If you're in the mental health field, please consider alternatives to this opticon method of treatment. While I am obedient with my mother, the University, and society, a part of me remains that mental patient that rolls of the gray, padded sock and tosses it on the ground. Maybe you should, too. Not all panopticons are as obvious as psychiatric hospitals. Some panopticons exist in the mind.
Panopticon refers to an architectural structure of a building that is so high that it can see into the houses below. The houses below are all built with a see-through roof, like a glass ceiling. Every see-through house is placed so that 100% of what goes on inside the house is visible to those in the great tower.
According to my professor, prisons and mental asylums were built on this principle. Though I've never been in prison or committed any felonies which warrant imprisoning, I have served time in psychiatric facilities.

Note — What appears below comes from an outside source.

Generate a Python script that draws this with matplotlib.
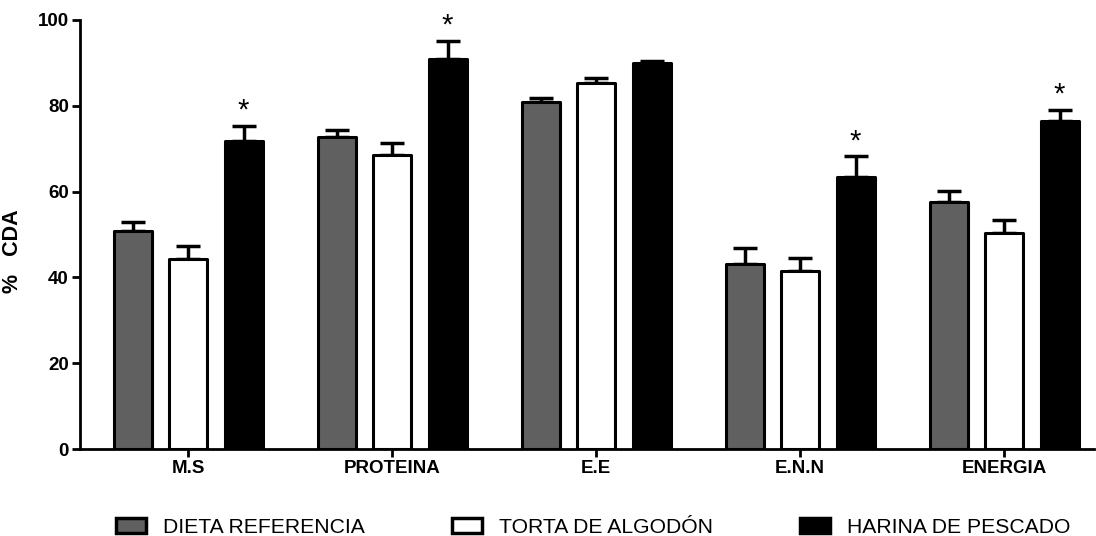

The triage room in the Emergency Room is built Panopticon-style. They place you in a room with no door and no light switch so that you are bathed in light, rendering sleep an impossibility. Over head, a camera captures every second you spend in the room, and you are never allowed outside the room except to use the bathroom. If you use the bathroom for too long a security guard bangs on the door, taser and baton on his belt, and orders you to come outside.
To make matters worse, they force you and the other mental patients into a common blue hospital shirt and pants. This seems to be part of the process of stripping your personality down to its barest bits. I remember taking my hospital issued socks off because I hated what the padded soles represented: institutionalization. A guard, having watched me remove my hospital-issued socks, entered my space and ordered me to put them back on. It seemed like such a trivial detail: socks. However, we both understood the socks to be compliance, to be a part of my shaming costume of the mentally unfit. The socks weren't just socks, they were fuzzy shackles I had to wear, as a ward of the state. I put them back on. Later I removed them again, frustrated and unable to think straight in my manic-induced psychotic state. Again, the guard entered and ordered my socks back on.
After 48 hours of constant, bright fluorescent lights, cameras and security guards watching my every move, and a cocky doctor casually signing my life away on my medical chart, I was restrained on a stretcher and moved to a long-term psych ward. There, patients were allowed to get in my face and threaten me without reproach and the staff were cold, manipulative, and contemptuous. Sometimes, I hated the outside of my room so much that I refused to leave my bed. A doctor told me I was just making it worse for myself, why wouldn't I comply with the program. I insisted I was on strike. He upped my dose of anti-psychotics and anti-depressants. Eventually, spurred on by artificial chemicals, I got out of bed and grudgingly showed up for group and lunch.
This pattern happened more than once, more than thrice, even. Being a poor person who can't afford health insurance, I wound up being hospitalized quite a number of times before the State realized it would be cheaper just to pay for outpatient services than to have to warehouse me in another panopticon institution for the rest of my life.
What's my point? Panopticons exist. They are a form of thought control, of behavioral modification. Yes, I am better for being so humiliated, stripped down, and drugged, but I wonder if there is not a better way to help mental invalids?
If you're in the mental health field, please consider alternatives to this opticon method of treatment. While I am obedient with my mother, the University, and society, a part of me remains that mental patient that rolls of the gray, padded sock and tosses it on the ground. Maybe you should, too. Not all panopticons are as obvious as psychiatric hospitals. Some panopticons exist in the mind.